# Source excerpt:

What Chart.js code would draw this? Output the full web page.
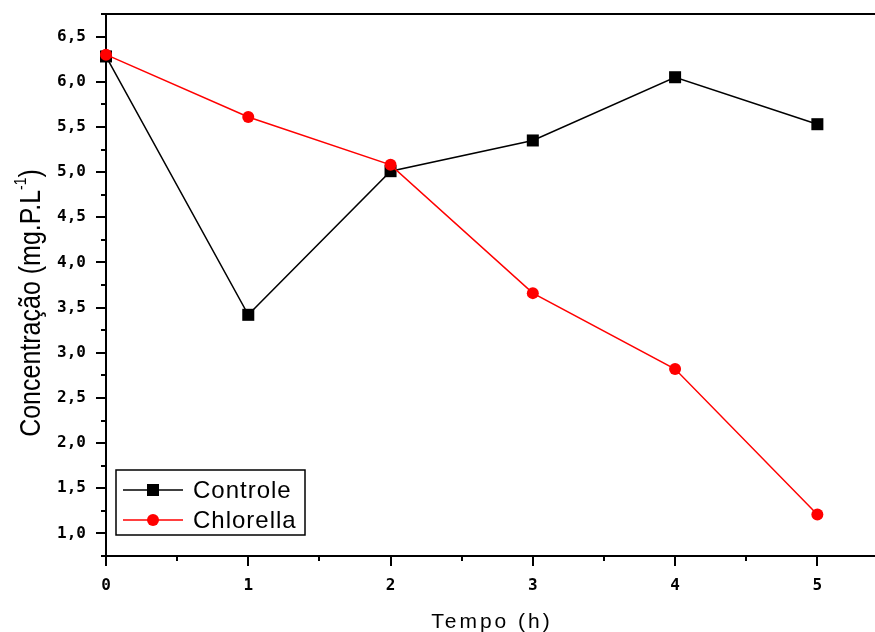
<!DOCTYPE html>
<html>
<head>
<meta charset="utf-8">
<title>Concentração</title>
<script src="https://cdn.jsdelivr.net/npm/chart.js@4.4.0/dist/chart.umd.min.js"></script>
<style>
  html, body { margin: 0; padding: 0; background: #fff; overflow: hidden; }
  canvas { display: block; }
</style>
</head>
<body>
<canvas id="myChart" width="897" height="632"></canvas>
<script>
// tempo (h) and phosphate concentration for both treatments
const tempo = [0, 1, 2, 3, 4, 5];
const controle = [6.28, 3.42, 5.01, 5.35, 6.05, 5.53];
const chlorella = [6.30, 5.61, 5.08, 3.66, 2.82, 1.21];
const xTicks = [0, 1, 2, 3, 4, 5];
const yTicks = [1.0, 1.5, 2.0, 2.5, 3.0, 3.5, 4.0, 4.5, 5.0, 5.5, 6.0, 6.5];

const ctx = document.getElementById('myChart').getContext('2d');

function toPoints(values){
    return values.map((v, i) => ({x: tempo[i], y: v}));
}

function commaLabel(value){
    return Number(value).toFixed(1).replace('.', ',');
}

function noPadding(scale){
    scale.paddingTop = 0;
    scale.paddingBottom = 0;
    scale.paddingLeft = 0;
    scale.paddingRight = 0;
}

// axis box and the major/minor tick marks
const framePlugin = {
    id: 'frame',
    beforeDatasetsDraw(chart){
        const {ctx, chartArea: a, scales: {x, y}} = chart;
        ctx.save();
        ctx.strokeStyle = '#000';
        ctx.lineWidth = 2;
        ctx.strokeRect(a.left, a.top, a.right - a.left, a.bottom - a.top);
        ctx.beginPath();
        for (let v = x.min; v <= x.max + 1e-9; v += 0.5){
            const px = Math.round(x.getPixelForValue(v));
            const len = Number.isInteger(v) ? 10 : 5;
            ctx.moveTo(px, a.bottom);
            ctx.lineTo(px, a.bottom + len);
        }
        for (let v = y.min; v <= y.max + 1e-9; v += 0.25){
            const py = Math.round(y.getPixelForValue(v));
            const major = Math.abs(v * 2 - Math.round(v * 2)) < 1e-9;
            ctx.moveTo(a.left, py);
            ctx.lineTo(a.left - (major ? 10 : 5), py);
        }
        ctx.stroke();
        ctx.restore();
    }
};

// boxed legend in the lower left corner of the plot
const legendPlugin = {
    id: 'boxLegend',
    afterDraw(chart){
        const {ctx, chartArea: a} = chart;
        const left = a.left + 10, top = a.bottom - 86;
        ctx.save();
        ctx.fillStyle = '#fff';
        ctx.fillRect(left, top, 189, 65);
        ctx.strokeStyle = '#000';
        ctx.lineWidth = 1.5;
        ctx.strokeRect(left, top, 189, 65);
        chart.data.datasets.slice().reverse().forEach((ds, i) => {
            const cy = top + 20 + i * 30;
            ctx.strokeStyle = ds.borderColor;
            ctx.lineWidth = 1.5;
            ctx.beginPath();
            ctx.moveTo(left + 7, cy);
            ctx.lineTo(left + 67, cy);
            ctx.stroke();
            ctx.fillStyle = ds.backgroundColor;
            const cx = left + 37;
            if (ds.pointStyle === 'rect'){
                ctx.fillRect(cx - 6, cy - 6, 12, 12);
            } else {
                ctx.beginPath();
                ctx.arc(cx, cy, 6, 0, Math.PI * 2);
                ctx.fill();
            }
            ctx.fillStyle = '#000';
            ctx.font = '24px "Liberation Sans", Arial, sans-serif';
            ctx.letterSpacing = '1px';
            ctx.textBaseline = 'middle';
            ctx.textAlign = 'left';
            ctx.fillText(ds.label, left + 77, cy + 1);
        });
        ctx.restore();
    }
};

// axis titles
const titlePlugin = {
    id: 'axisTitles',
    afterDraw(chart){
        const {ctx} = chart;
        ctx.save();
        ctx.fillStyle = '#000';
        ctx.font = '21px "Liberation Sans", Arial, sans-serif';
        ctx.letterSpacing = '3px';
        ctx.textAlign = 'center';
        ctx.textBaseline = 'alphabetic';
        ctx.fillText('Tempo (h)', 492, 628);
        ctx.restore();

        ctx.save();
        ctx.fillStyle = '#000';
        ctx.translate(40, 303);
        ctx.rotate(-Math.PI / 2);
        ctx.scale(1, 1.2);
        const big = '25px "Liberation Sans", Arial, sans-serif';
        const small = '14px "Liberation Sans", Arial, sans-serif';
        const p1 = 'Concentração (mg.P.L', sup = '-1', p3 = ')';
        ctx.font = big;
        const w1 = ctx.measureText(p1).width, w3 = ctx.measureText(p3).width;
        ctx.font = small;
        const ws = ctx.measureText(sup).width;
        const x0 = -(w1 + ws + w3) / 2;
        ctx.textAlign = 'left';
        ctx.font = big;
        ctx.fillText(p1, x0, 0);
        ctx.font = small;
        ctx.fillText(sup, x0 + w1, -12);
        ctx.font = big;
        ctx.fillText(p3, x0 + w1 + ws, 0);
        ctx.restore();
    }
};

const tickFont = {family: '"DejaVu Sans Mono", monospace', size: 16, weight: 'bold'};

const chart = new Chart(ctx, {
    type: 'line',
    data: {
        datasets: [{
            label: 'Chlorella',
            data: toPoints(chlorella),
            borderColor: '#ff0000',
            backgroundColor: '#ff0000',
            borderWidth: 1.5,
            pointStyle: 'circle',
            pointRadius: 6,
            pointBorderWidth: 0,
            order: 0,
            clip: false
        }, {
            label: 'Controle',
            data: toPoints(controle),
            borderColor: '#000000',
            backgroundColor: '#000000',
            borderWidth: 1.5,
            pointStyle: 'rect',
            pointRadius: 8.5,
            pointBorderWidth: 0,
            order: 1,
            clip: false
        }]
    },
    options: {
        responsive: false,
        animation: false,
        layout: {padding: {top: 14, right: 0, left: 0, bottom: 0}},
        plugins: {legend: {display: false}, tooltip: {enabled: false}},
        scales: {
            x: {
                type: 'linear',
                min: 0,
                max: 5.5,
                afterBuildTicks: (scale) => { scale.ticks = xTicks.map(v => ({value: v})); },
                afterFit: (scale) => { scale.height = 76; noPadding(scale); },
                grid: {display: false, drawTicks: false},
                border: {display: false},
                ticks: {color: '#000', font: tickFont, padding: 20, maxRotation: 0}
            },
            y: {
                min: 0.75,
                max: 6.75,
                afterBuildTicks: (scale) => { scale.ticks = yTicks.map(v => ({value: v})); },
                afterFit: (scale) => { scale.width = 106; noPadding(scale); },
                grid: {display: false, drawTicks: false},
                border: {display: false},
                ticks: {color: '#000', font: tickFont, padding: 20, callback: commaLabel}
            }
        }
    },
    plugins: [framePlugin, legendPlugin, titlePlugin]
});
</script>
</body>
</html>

# Written task:
Set down the complete material exactly, but do not include the images.

# Result:
What Chart.js code would draw this? Output the full web page.
<!DOCTYPE html>
<html>
<head>
<meta charset="utf-8">
<title>Concentração</title>
<script src="https://cdn.jsdelivr.net/npm/chart.js@4.4.0/dist/chart.umd.min.js"></script>
<style>
  html, body { margin: 0; padding: 0; background: #fff; overflow: hidden; }
  canvas { display: block; }
</style>
</head>
<body>
<canvas id="myChart" width="897" height="632"></canvas>
<script>
// tempo (h) and phosphate concentration for both treatments
const tempo = [0, 1, 2, 3, 4, 5];
const controle = [6.28, 3.42, 5.01, 5.35, 6.05, 5.53];
const chlorella = [6.30, 5.61, 5.08, 3.66, 2.82, 1.21];
const xTicks = [0, 1, 2, 3, 4, 5];
const yTicks = [1.0, 1.5, 2.0, 2.5, 3.0, 3.5, 4.0, 4.5, 5.0, 5.5, 6.0, 6.5];

const ctx = document.getElementById('myChart').getContext('2d');

function toPoints(values){
    return values.map((v, i) => ({x: tempo[i], y: v}));
}

function commaLabel(value){
    return Number(value).toFixed(1).replace('.', ',');
}

function noPadding(scale){
    scale.paddingTop = 0;
    scale.paddingBottom = 0;
    scale.paddingLeft = 0;
    scale.paddingRight = 0;
}

// axis box and the major/minor tick marks
const framePlugin = {
    id: 'frame',
    beforeDatasetsDraw(chart){
        const {ctx, chartArea: a, scales: {x, y}} = chart;
        ctx.save();
        ctx.strokeStyle = '#000';
        ctx.lineWidth = 2;
        ctx.strokeRect(a.left, a.top, a.right - a.left, a.bottom - a.top);
        ctx.beginPath();
        for (let v = x.min; v <= x.max + 1e-9; v += 0.5){
            const px = Math.round(x.getPixelForValue(v));
            const len = Number.isInteger(v) ? 10 : 5;
            ctx.moveTo(px, a.bottom);
            ctx.lineTo(px, a.bottom + len);
        }
        for (let v = y.min; v <= y.max + 1e-9; v += 0.25){
            const py = Math.round(y.getPixelForValue(v));
            const major = Math.abs(v * 2 - Math.round(v * 2)) < 1e-9;
            ctx.moveTo(a.left, py);
            ctx.lineTo(a.left - (major ? 10 : 5), py);
        }
        ctx.stroke();
        ctx.restore();
    }
};

// boxed legend in the lower left corner of the plot
const legendPlugin = {
    id: 'boxLegend',
    afterDraw(chart){
        const {ctx, chartArea: a} = chart;
        const left = a.left + 10, top = a.bottom - 86;
        ctx.save();
        ctx.fillStyle = '#fff';
        ctx.fillRect(left, top, 189, 65);
        ctx.strokeStyle = '#000';
        ctx.lineWidth = 1.5;
        ctx.strokeRect(left, top, 189, 65);
        chart.data.datasets.slice().reverse().forEach((ds, i) => {
            const cy = top + 20 + i * 30;
            ctx.strokeStyle = ds.borderColor;
            ctx.lineWidth = 1.5;
            ctx.beginPath();
            ctx.moveTo(left + 7, cy);
            ctx.lineTo(left + 67, cy);
            ctx.stroke();
            ctx.fillStyle = ds.backgroundColor;
            const cx = left + 37;
            if (ds.pointStyle === 'rect'){
                ctx.fillRect(cx - 6, cy - 6, 12, 12);
            } else {
                ctx.beginPath();
                ctx.arc(cx, cy, 6, 0, Math.PI * 2);
                ctx.fill();
            }
            ctx.fillStyle = '#000';
            ctx.font = '24px "Liberation Sans", Arial, sans-serif';
            ctx.letterSpacing = '1px';
            ctx.textBaseline = 'middle';
            ctx.textAlign = 'left';
            ctx.fillText(ds.label, left + 77, cy + 1);
        });
        ctx.restore();
    }
};

// axis titles
const titlePlugin = {
    id: 'axisTitles',
    afterDraw(chart){
        const {ctx} = chart;
        ctx.save();
        ctx.fillStyle = '#000';
        ctx.font = '21px "Liberation Sans", Arial, sans-serif';
        ctx.letterSpacing = '3px';
        ctx.textAlign = 'center';
        ctx.textBaseline = 'alphabetic';
        ctx.fillText('Tempo (h)', 492, 628);
        ctx.restore();

        ctx.save();
        ctx.fillStyle = '#000';
        ctx.translate(40, 303);
        ctx.rotate(-Math.PI / 2);
        ctx.scale(1, 1.2);
        const big = '25px "Liberation Sans", Arial, sans-serif';
        const small = '14px "Liberation Sans", Arial, sans-serif';
        const p1 = 'Concentração (mg.P.L', sup = '-1', p3 = ')';
        ctx.font = big;
        const w1 = ctx.measureText(p1).width, w3 = ctx.measureText(p3).width;
        ctx.font = small;
        const ws = ctx.measureText(sup).width;
        const x0 = -(w1 + ws + w3) / 2;
        ctx.textAlign = 'left';
        ctx.font = big;
        ctx.fillText(p1, x0, 0);
        ctx.font = small;
        ctx.fillText(sup, x0 + w1, -12);
        ctx.font = big;
        ctx.fillText(p3, x0 + w1 + ws, 0);
        ctx.restore();
    }
};

const tickFont = {family: '"DejaVu Sans Mono", monospace', size: 16, weight: 'bold'};

const chart = new Chart(ctx, {
    type: 'line',
    data: {
        datasets: [{
            label: 'Chlorella',
            data: toPoints(chlorella),
            borderColor: '#ff0000',
            backgroundColor: '#ff0000',
            borderWidth: 1.5,
            pointStyle: 'circle',
            pointRadius: 6,
            pointBorderWidth: 0,
            order: 0,
            clip: false
        }, {
            label: 'Controle',
            data: toPoints(controle),
            borderColor: '#000000',
            backgroundColor: '#000000',
            borderWidth: 1.5,
            pointStyle: 'rect',
            pointRadius: 8.5,
            pointBorderWidth: 0,
            order: 1,
            clip: false
        }]
    },
    options: {
        responsive: false,
        animation: false,
        layout: {padding: {top: 14, right: 0, left: 0, bottom: 0}},
        plugins: {legend: {display: false}, tooltip: {enabled: false}},
        scales: {
            x: {
                type: 'linear',
                min: 0,
                max: 5.5,
                afterBuildTicks: (scale) => { scale.ticks = xTicks.map(v => ({value: v})); },
                afterFit: (scale) => { scale.height = 76; noPadding(scale); },
                grid: {display: false, drawTicks: false},
                border: {display: false},
                ticks: {color: '#000', font: tickFont, padding: 20, maxRotation: 0}
            },
            y: {
                min: 0.75,
                max: 6.75,
                afterBuildTicks: (scale) => { scale.ticks = yTicks.map(v => ({value: v})); },
                afterFit: (scale) => { scale.width = 106; noPadding(scale); },
                grid: {display: false, drawTicks: false},
                border: {display: false},
                ticks: {color: '#000', font: tickFont, padding: 20, callback: commaLabel}
            }
        }
    },
    plugins: [framePlugin, legendPlugin, titlePlugin]
});
</script>
</body>
</html>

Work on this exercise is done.